Isitilah “Paralegal”, pertama kali tercantum dalam peraturan perundang-undangan yaitu dalam Undang-Undang Nomor 16 Tahun 2011 tentang Bantuan Hukum. Dalam Pasal 9 Undang-Undang Bantuan Hukum antara lain disebutkan bahwa “Pemberi Bantuan Hukum berhak melakukan rekrutmen terhadap pengacara, paralegal, dosen, dan mahasiswa fakultas hukum”. Sementara itu dalam pasal 10 antara lain disebutkan bahwa “Pemberi Bantuan Hukum berkewajiban untuk menyelenggarakan pendidikan dan pelatihan Bantuan Hukum bagi advokat, paralegal, dosen, mahasiswa fakultas hukum.
Meski baru mendapatkan legitimasi formil dengan istilah “Paralegal” setelah disahkannya Undang-Undang Bantuan Hukum, namun didalam sejumlah peraturan perundang-undangan sebelumnya sesungguhnya sudah banyak memberikan legitimasi bagi posisi paralegal, meskipun dengan penyebutan yang berbeda-beda. Undang-Undang Nomor 23 Tahun 2004 tentang Penghapusan Kekerasan dalam Rumah tangga menggunakan istilah “relawan pendamping” untuk menyebut istilah “paralegal”. Sementara itu Undang-Undang No. 3 Tahun 1997 tentang Peradilan Anak menggunakan istilah “pekerja sosial”.

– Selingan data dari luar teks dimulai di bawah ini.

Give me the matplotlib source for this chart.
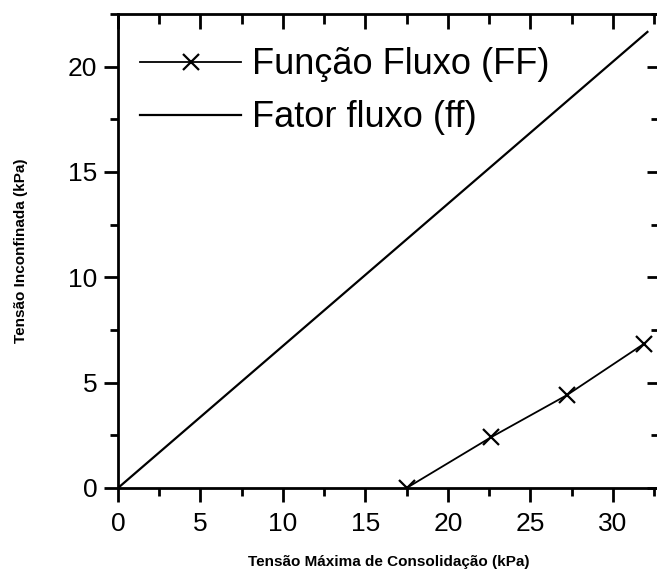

PELAKSANAAN PELATIHAN PARALEGAL
LATAR BELAKANG
Dengan makin banyaknya manusia tentu akan berakibat dengan makin banyaknya interaksi diantara mereka, bisa dalam pergaulan, perdagangan, serta berbagai kegiatan lain. Dalam beberapa hal, tidak tertutup bisa timbul sengketa atau pertengkaran diantara mereka, bisa antar teman, antar pelaku bisnis, bahkan bisa pula dalam ruang lingkup keluarga. Penyelesaian sengketa ini bisa dilakukan dengan beberapa cara, diantaranya ada yang melakukan dengan menggunakan cara kekerasan, menggunakan cara-cara premanisme, sehingga mengakibatkan ketakutan bagi sebagian masyarakat. Tidak jarang pula mengakibatkan terjadinya perkelahian, bahkan bisa terjadi timbulnya korban jiwa. Tetapi dengan semakin berkembangnya kesadaran masyarakat tentang hukum, penyelesaian sengketa dewasa ini lebih banyak diselesaikan melalui jalur hukum, dengan melibatkan para aparat penegak hukum, yaitu : Kepolisian, Pengadilan, Kejaksaan, Advokat, dimana Advokat yang lebih banyak berinteraksi langsung dengan masyarakat. Hanya saja tidak semua masyarakat mengerti tentang hukum, sedangkan keberadaan Advokat tidak selalu ada di tiap tempat, terutama di daerah yang jauh dari perkotaan. Pemerintah Republik Indonesia juga sangat peduli dengan rakyatnya, dan ingin melindungi rakyatnya dari sanksi hukum akibat ketidak mengertian mereka. Karena itu diterbitkanlah Undang-Undang Republik Indonesia Nomor 16 Tahun 2011 Tentang Bantuan Hukum dan juga Peraturan Menteri Hukum Dan Hak Asasi Manusia Republik Indonesia Nomor 01 Tahun 2018 Tentang Paralegal Dalam Pemberian Bantuan Hukum.
TUJUAN DAN SASARAN
Tujuan yang ingin dicapai dari pelatihan Paralegal ini adalah untuk menambah wawasan dan pengetahuan Paralegal tentang hukum yang berlaku di Negara Kesatuan Republik Indonesia, selain itu juga untuk meningkatkan kemampuan dan kualitas Paralegal dalam memberikan bantuan hukum. Sasaran dari pelatihan Paralegal ini adalah menjadikan masyarakat yang memiliki kemampuan dan pengetahuan di bidang hukum, sehingga dapat membantu masyarakat sekitar tempat domisilinya yang membutuhkan bantuan karena mengalami permasalahan dengan hukum.